EXERCISE INSTRUCTIONS. Retype word for word the first line of the listing and each line after it up to the line with "import * as", with the pictures taken out.

INFORMATION PROVIDED.
— start —

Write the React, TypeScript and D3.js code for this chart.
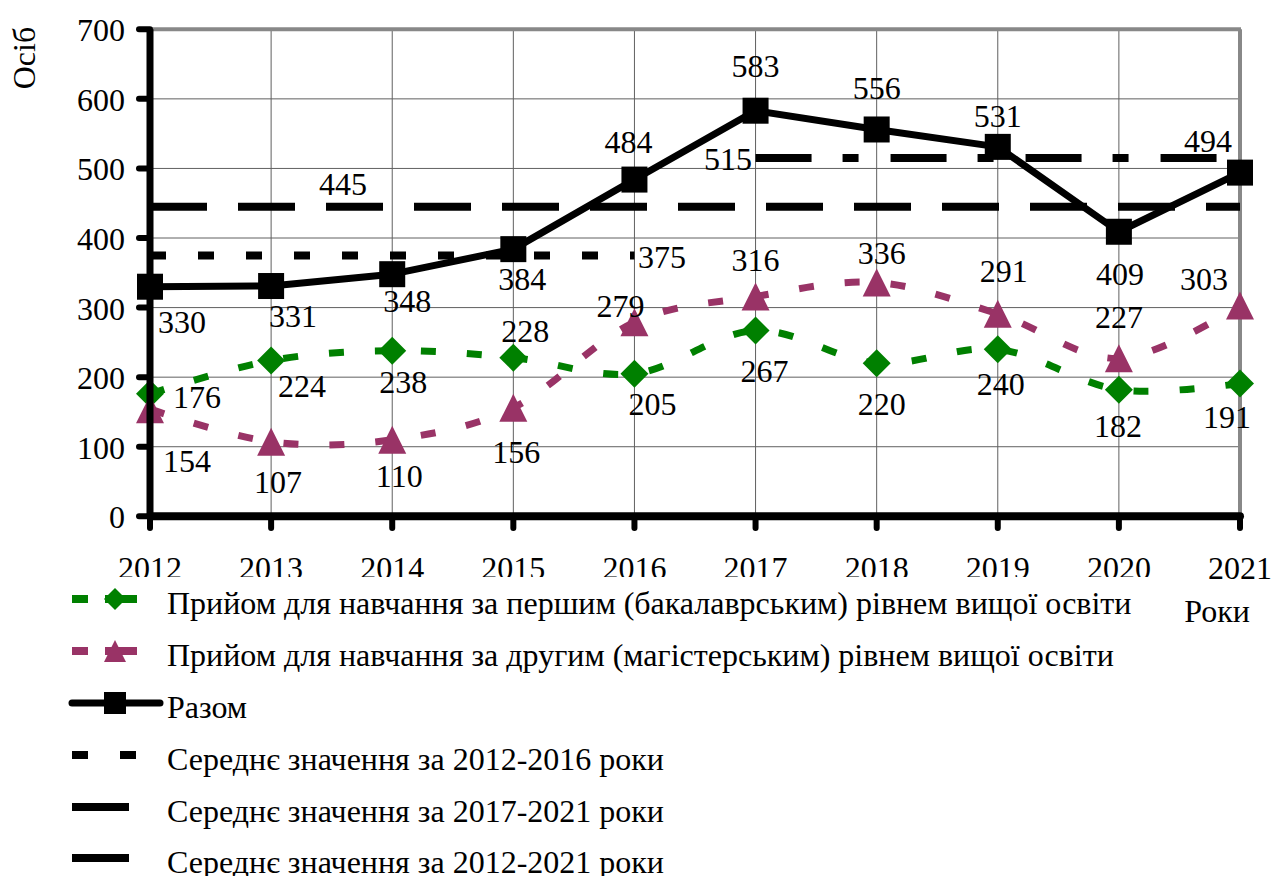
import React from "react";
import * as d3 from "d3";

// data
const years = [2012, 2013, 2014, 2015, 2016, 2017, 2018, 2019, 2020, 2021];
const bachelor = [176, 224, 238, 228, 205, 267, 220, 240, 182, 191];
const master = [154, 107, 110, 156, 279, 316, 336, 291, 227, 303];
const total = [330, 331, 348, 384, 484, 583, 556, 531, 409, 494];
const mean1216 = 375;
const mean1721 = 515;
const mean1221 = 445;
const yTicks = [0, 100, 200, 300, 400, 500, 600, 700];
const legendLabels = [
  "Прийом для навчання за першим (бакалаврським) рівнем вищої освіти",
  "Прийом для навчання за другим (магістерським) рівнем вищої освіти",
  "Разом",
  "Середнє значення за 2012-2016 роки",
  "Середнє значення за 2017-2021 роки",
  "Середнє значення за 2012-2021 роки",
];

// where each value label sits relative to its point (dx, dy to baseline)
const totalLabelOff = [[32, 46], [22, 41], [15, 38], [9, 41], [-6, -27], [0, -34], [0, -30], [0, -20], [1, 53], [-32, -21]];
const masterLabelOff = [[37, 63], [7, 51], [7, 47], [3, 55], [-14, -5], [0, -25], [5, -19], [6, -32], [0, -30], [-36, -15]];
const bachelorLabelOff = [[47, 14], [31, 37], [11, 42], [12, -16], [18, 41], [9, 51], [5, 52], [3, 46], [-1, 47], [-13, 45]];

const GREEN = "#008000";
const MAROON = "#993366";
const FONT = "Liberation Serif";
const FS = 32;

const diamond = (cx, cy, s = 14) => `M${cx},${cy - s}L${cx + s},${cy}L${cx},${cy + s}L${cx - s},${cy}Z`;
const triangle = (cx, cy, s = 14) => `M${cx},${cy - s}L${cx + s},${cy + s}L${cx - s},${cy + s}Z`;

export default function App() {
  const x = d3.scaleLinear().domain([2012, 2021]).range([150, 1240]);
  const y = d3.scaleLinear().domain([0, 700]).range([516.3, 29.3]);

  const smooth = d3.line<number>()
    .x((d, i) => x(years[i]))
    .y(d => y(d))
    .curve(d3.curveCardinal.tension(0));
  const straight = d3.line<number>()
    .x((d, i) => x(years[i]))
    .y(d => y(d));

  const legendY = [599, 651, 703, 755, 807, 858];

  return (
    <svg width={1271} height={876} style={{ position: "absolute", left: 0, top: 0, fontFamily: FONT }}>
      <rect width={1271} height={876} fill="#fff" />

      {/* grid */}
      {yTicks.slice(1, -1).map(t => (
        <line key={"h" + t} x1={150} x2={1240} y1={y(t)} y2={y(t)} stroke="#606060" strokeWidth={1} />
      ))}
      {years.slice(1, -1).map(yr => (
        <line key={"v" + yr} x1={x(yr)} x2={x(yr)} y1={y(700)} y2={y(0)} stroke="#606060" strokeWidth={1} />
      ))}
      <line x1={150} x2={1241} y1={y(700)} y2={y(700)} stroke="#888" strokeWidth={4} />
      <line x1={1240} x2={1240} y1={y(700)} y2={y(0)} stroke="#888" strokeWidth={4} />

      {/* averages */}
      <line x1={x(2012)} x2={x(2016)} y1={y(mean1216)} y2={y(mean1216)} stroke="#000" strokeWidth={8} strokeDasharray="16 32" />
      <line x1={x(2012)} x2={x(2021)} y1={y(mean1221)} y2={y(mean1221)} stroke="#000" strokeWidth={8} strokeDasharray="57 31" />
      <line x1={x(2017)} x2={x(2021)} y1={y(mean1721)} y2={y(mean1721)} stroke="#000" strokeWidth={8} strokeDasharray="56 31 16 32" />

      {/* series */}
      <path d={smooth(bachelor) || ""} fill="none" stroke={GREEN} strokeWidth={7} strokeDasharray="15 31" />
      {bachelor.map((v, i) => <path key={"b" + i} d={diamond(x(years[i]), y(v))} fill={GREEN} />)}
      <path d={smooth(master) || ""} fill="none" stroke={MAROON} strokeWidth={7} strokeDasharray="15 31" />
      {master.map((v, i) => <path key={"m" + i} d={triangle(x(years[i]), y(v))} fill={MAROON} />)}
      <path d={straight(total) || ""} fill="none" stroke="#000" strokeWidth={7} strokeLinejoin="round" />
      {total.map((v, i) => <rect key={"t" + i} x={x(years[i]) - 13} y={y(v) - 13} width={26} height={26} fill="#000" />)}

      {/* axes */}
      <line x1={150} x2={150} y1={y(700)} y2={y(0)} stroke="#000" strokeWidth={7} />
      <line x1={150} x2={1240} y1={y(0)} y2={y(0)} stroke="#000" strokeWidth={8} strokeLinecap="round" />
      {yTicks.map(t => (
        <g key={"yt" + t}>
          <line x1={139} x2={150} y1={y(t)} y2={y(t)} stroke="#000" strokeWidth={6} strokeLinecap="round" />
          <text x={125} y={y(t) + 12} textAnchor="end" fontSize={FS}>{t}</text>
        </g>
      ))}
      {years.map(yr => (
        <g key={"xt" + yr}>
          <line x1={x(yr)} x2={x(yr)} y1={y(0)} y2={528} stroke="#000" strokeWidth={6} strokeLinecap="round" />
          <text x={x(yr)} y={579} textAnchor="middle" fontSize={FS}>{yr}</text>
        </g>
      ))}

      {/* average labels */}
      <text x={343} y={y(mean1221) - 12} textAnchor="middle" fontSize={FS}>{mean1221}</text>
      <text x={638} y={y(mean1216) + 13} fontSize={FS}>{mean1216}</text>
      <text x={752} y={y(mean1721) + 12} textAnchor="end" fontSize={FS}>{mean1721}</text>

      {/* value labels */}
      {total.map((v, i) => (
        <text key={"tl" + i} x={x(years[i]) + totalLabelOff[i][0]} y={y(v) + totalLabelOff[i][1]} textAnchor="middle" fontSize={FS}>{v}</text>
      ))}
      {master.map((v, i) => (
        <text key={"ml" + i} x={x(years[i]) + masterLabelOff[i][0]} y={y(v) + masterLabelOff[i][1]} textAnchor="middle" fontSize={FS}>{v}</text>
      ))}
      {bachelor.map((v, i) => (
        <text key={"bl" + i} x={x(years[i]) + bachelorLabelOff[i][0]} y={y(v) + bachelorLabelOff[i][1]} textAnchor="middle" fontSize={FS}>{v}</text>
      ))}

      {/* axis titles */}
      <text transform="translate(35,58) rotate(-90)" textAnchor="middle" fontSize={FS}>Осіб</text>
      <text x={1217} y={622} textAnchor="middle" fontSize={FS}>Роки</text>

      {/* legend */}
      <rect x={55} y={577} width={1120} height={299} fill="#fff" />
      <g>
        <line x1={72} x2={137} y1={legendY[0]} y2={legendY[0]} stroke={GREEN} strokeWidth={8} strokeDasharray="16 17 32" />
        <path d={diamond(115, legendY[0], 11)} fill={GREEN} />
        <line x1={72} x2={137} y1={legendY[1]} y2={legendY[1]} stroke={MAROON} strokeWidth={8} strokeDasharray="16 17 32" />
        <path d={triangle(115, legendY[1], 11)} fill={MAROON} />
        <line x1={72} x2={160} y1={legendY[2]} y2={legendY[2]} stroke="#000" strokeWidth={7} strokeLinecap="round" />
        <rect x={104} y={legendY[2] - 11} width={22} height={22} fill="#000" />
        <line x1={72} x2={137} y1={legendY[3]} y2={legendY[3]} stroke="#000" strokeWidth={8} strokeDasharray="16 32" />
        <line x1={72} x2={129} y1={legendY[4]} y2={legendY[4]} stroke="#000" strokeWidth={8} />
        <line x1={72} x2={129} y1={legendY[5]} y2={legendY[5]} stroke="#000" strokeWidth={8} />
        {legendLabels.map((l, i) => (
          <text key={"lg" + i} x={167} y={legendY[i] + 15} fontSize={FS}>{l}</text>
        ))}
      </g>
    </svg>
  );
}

— end —

OUTPUT FOR THIS EXERCISE.
Write the React, TypeScript and D3.js code for this chart.
import React from "react";
import * as d3 from "d3";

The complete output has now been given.